Toro's medieval centre rewards half-day exploration. The Colegiata de Santa María dominates Plaza Mayor, its Romanesque portal carved with figures that predate Columbus. Wine bodegas operate tasting rooms—Toro's reds achieved DO status in 1987, though locals will tell you the Romans planted the first vines. Expect to pay €8-12 for cellar tours including samples. The tourist office (open mornings only, except Mondays when it's closed) stocks English-language maps marking the town's Roman walls and Renaissance palaces.

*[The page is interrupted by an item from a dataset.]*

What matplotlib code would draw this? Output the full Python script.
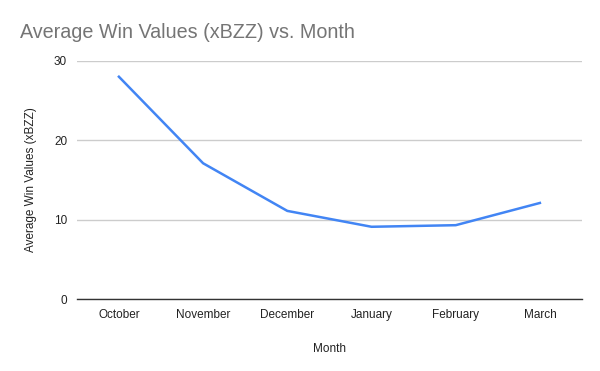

Back in Bustillo del Oro, reality reasserts itself. The village's annual fiesta happens whenever the wheat harvest allows—usually mid-July, dates confirmed by WhatsApp group rather than printed posters. Returning emigrants inflate the population tenfold for three days. A sound system appears in the square. Someone's cousin runs a bar from their garage. By Monday everyone's gone, leaving empty wine boxes and the certain knowledge that this place continues regardless of whether anyone writes about it.
Getting There, Getting By
The nearest airport is Valladolid, 90 minutes away on fast roads. Rent a car—public transport doesn't serve villages this size. From Valladolid take the A11 to Toro, then local roads that narrow progressively until you're navigating between wheat fields wondering if the sat-nav's having a laugh. The final approach involves three kilometres of single-track road; pull onto the verge for oncoming tractors.

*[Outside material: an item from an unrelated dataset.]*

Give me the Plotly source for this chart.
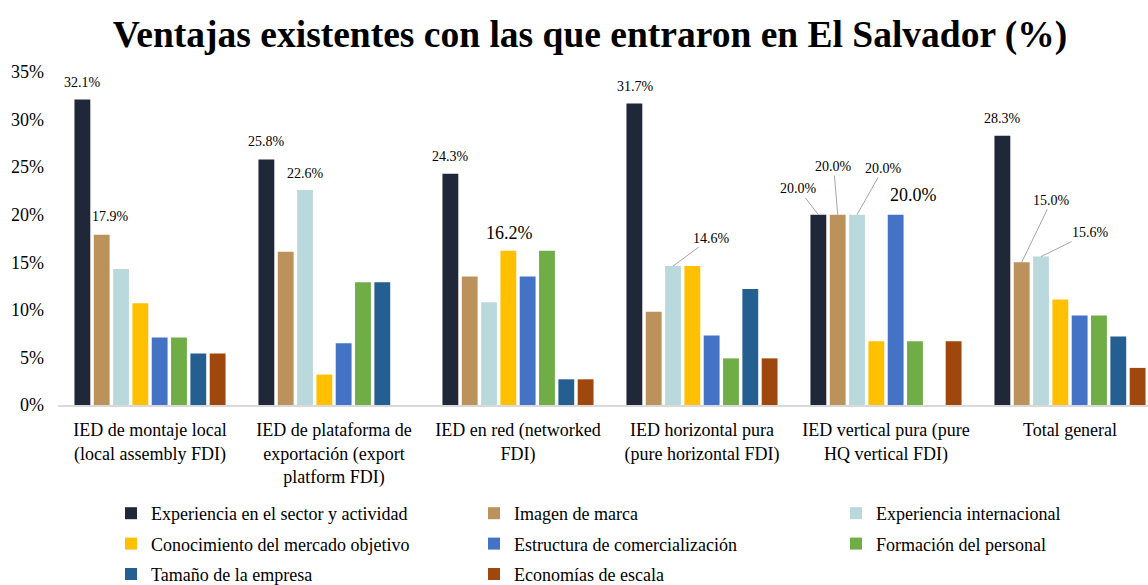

Accommodation options within the village total zero. Stay in Toro or Zamora, both offering everything from €40 hostals to €150 boutique conversions. Day-tripping works—Bustillo del Oro needs two hours to walk, another hour for coffee and people-watching. Longer stays require self-sufficiency: bring food, water, entertainment. The village won't provide them.
Weather defines visit timing. Spring brings wildflowers and temperatures perfect for walking. Summer hits 38°C by midday—explore early or not at all. Autumn sees harvest activity, combines working under floodlights to beat incoming weather. Winter drops below freezing; the landscape turns silver with frost, beautiful but bleak. October combines comfortable temperatures with agricultural activity—probably the sweet spot.

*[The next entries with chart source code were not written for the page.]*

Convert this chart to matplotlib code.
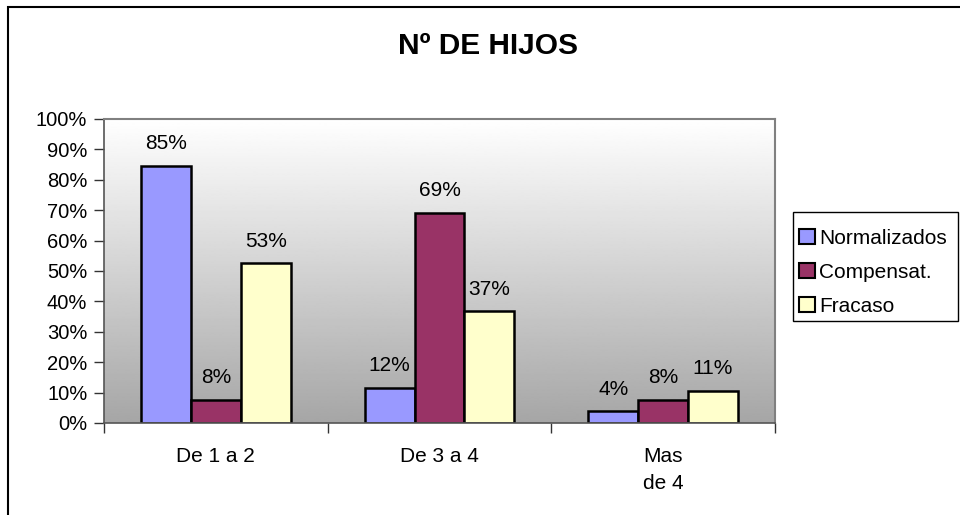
import matplotlib
matplotlib.use("Agg")
import matplotlib.pyplot as plt
import numpy as np
from matplotlib.patches import Rectangle, Patch

categories = ["De 1 a 2", "De 3 a 4", "Mas\nde 4"]
series_names = ["Normalizados", "Compensat.", "Fracaso"]
normalizados = [84.6, 11.6, 3.8]
compensat = [7.7, 69.2, 7.7]
fracaso = [52.6, 36.8, 10.6]
yticks = [0, 10, 20, 30, 40, 50, 60, 70, 80, 90, 100]
colors = ["#9999FF", "#993366", "#FFFFCC"]

plt.rcParams['font.family'] = ['Liberation Sans', 'DejaVu Sans']
FS = 15

W, H = 960, 515
fig = plt.figure(figsize=(W / 100, H / 100), dpi=100)
fig.patch.set_facecolor("white")

left, right, top, bottom = 104, 775, 119, 423
ax = fig.add_axes([left / W, 1 - bottom / H, (right - left) / W, (bottom - top) / H])

# gradient background
grad = np.linspace(1.0, 0.65, 256).reshape(-1, 1)
ax.imshow(grad, cmap="gray", vmin=0, vmax=1, aspect="auto",
          extent=[0, 1, 0, 1], transform=ax.transAxes, zorder=0, interpolation="bilinear")

x = np.arange(len(categories))
bw = 0.223
all_series = [normalizados, compensat, fracaso]
for i, (vals, c, name) in enumerate(zip(all_series, colors, series_names)):
    xs = x + (i - 1) * bw
    ax.bar(xs, vals, width=bw, color=c, edgecolor="black", linewidth=1.8, zorder=2, label=name)
    for xi, v in zip(xs, vals):
        ax.annotate(f"{v:.0f}%", (xi, v), xytext=(0, 9), textcoords="offset points",
                    ha="center", va="bottom", fontsize=FS, zorder=3)

ax.set_xlim(-0.5, 2.5)
ax.set_ylim(0, 100)
ax.set_yticks(yticks)
ax.set_yticklabels([f"{t}%" for t in yticks], fontsize=14.5)
ax.set_xticks(x)
ax.set_xticklabels(categories, fontsize=FS, linespacing=1.55)
ax.tick_params(axis="x", length=0, pad=17)
ax.set_xticks([-0.5, 0.5, 1.5, 2.5], minor=True)
ax.tick_params(axis="x", which="minor", length=7, width=1, color="#333333", direction="out")
ax.tick_params(axis="y", length=7, width=1, color="#333333", direction="out", pad=5)

for s in ["top", "right"]:
    ax.spines[s].set_color("#808080")
    ax.spines[s].set_linewidth(1.5)
for s in ["left", "bottom"]:
    ax.spines[s].set_color("#555555")
    ax.spines[s].set_linewidth(1.2)

handles = [Patch(facecolor=c, edgecolor="black", linewidth=1.5, label=n)
           for c, n in zip(colors, series_names)]
leg = fig.legend(handles=handles, loc="upper left",
                 bbox_to_anchor=(799 / W, 1 - 229 / H), bbox_transform=fig.transFigure,
                 fontsize=FS, frameon=False,
                 handlelength=0.75, handleheight=0.75, handletextpad=0.2,
                 labelspacing=0.72, borderpad=0, borderaxespad=0)

fig.add_artist(Rectangle((793 / W, 1 - 321 / H), (958 - 793) / W, (321 - 212) / H,
                         transform=fig.transFigure, fill=False, edgecolor="black", linewidth=1.0))

fig.text(488 / W, 1 - 46 / H, "Nº DE HIJOS", ha="center", va="center",
         fontsize=21.5, fontweight="bold")

fig.add_artist(Rectangle((8 / W, -0.2), 1.2, 1.2 + (1 - 7 / H) - 1.0, transform=fig.transFigure,
                         fill=False, edgecolor="black", linewidth=1.5))

fig.savefig("out.png", dpi=100)
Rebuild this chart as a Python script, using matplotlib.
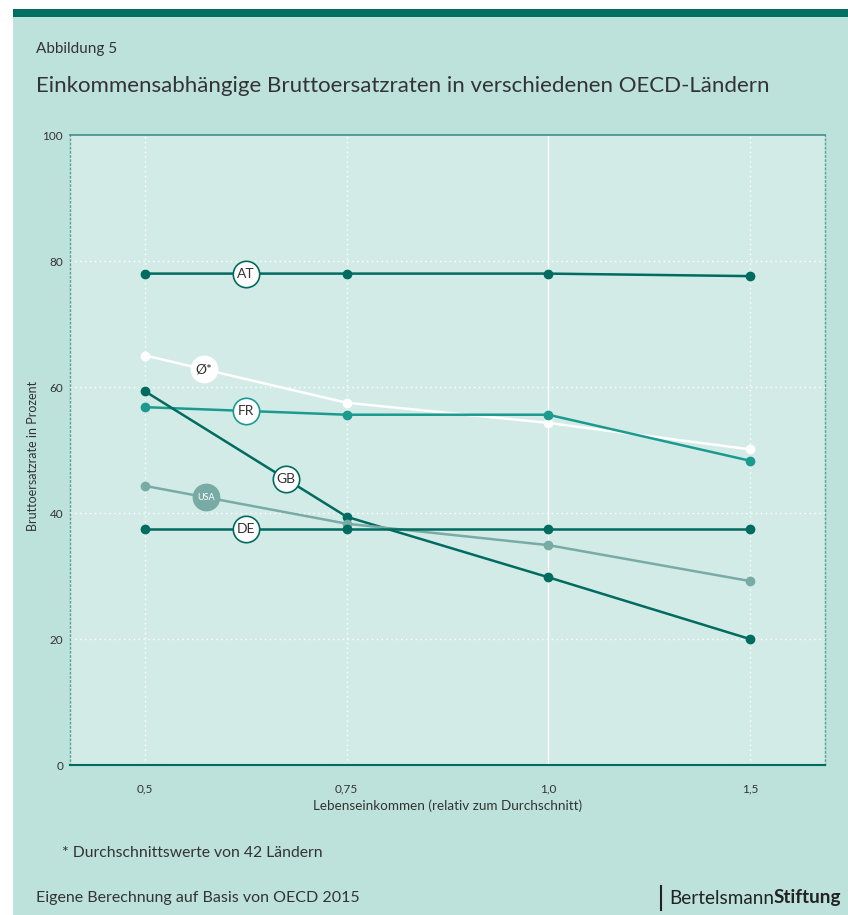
import numpy as np
import matplotlib.pyplot as plt
from matplotlib.patches import Rectangle

plt.rcParams['font.family'] = ['Lato', 'DejaVu Sans']

# Lebenseinkommen relativ zum Durchschnitt
einkommen = ["0,5", "0,75", "1,0", "1,5"]

# Bruttoersatzraten in Prozent
at = [78.0, 78.0, 78.0, 77.6]
avg = [65.0, 57.5, 54.3, 50.1]
fr = [56.8, 55.6, 55.6, 48.3]
gb = [59.3, 39.4, 29.8, 20.0]
usa = [44.3, 38.3, 34.9, 29.2]
de = [37.5, 37.5, 37.5, 37.5]

BG = "#bde2dc"
PLOT_BG = "#d3ebe6"
DARK = "#006b60"
MID = "#1b9b90"
GREY = "#79aba6"
TEXT = "#333333"

series = [
    # name, values, colour, label position (fractional x index), label style
    ("AT", at, DARK, 0.5, "ring"),
    ("Ø*", avg, "white", 0.29, "white"),
    ("FR", fr, MID, 0.5, "ring"),
    ("GB", gb, DARK, 0.7, "ring"),
    ("USA", usa, GREY, 0.3, "filled"),
    ("DE", de, DARK, 0.5, "ring"),
]

fig = plt.figure(figsize=(8.48, 9.15), dpi=100)
W, H = 848, 915

# background panel and top bar
fig.patches.append(Rectangle((13 / W, 0), 1 - 13 / W, 1 - 9 / H, transform=fig.transFigure,
                             facecolor=BG, edgecolor="none", zorder=-10))
fig.patches.append(Rectangle((13 / W, 1 - 17 / H), 1 - 13 / W, 8 / H, transform=fig.transFigure,
                             facecolor="#006f63", edgecolor="none", zorder=-9))

ax = fig.add_axes([70 / W, 150 / H, 755 / W, 630 / H])
ax.set_facecolor(PLOT_BG)

x = np.arange(len(einkommen))
ax.set_xlim(-0.373, 3.373)
ax.set_ylim(0, 100)

# grid
for yv in [20, 40, 60, 80]:
    ax.axhline(yv, color="white", lw=1, ls=(0, (1, 2.5)), zorder=1)
for xi in x:
    if einkommen[xi] == "1,0":
        ax.axvline(xi, color="white", lw=1, zorder=1)
    else:
        ax.axvline(xi, color="white", lw=1, ls=(0, (1, 2.5)), zorder=1)

for name, vals, col, pos, style in series:
    ax.plot(x, vals, color=col, lw=1.8, marker="o", ms=6, zorder=3)
    yl = np.interp(pos, x, vals)
    if style == "ring":
        ax.plot(pos, yl, marker="o", ms=19, mfc="white", mec=col, mew=1.2, zorder=5)
        ax.text(pos, yl, name, ha="center", va="center", fontsize=10, color=TEXT, zorder=6)
    elif style == "white":
        ax.plot(pos, yl, marker="o", ms=19, mfc="white", mec="white", zorder=5)
        ax.text(pos, yl, name, ha="center", va="center", fontsize=10, color=TEXT, zorder=6)
    else:
        ax.plot(pos, yl, marker="o", ms=19, mfc=col, mec=col, zorder=5)
        ax.text(pos, yl, name, ha="center", va="center", fontsize=6.5, color="white", zorder=6)

ax.set_xticks(x)
ax.set_xticklabels(einkommen)
ax.set_yticks([0, 20, 40, 60, 80, 100])
ax.tick_params(length=0, labelsize=8.5, colors=TEXT, pad=5)
ax.tick_params(axis="x", pad=13)

ax.spines["top"].set_color("#3f9088")
ax.spines["top"].set_linewidth(1.2)
ax.spines["bottom"].set_color(DARK)
ax.spines["bottom"].set_linewidth(1.5)
for s in ["left", "right"]:
    ax.spines[s].set_color("#5a9f98")
    ax.spines[s].set_linestyle((0, (1, 2)))
    ax.spines[s].set_linewidth(1)

ax.set_xlabel("Lebenseinkommen (relativ zum Durchschnitt)", fontsize=9.7, color=TEXT, labelpad=4)
fig.text(33 / W, 1 - 456 / H, "Bruttoersatzrate in Prozent", rotation=90, ha="center", va="center",
         fontsize=9, color=TEXT)

fig.text(36 / W, 1 - 49 / H, "Abbildung 5", fontsize=11, color=TEXT, va="center")
fig.text(36 / W, 1 - 86 / H, "Einkommensabhängige Bruttoersatzraten in verschiedenen OECD-Ländern",
         fontsize=16, color=TEXT, va="center")
fig.text(62 / W, 1 - 853 / H, "* Durchschnittswerte von 42 Ländern", fontsize=11.3, color=TEXT, va="center")
fig.text(36 / W, 1 - 898 / H, "Eigene Berechnung auf Basis von OECD 2015", fontsize=11.5, color=TEXT,
         va="center")

# logo
fig.add_artist(plt.Line2D([661 / W, 661 / W], [1 - 910 / H, 1 - 886 / H], transform=fig.transFigure,
                          color="#222222", lw=1.5))
t1 = fig.text(669 / W, 1 - 898 / H, "Bertelsmann", fontsize=13.6, color="#222222", va="center")
fig.canvas.draw()
bb = t1.get_window_extent()
fig.text(bb.x1 / W, 1 - 898 / H, "Stiftung", fontsize=13.6, color="#222222", va="center",
         fontweight="bold")

fig.savefig("out.png", dpi=100)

Bustillo del Oro offers no Instagram moments, no souvenir shops, definitely no craft breweries. What it provides is Spain stripped to agricultural essentials: people, land, the relationship between them. Visit expecting entertainment and you'll leave disappointed. Arrive prepared to observe, to slow down, to understand that some places exist for their residents rather than your itinerary, and you might glimpse something increasingly rare—a Spanish village that hasn't remodelled itself for visitors who'll leave by Sunday.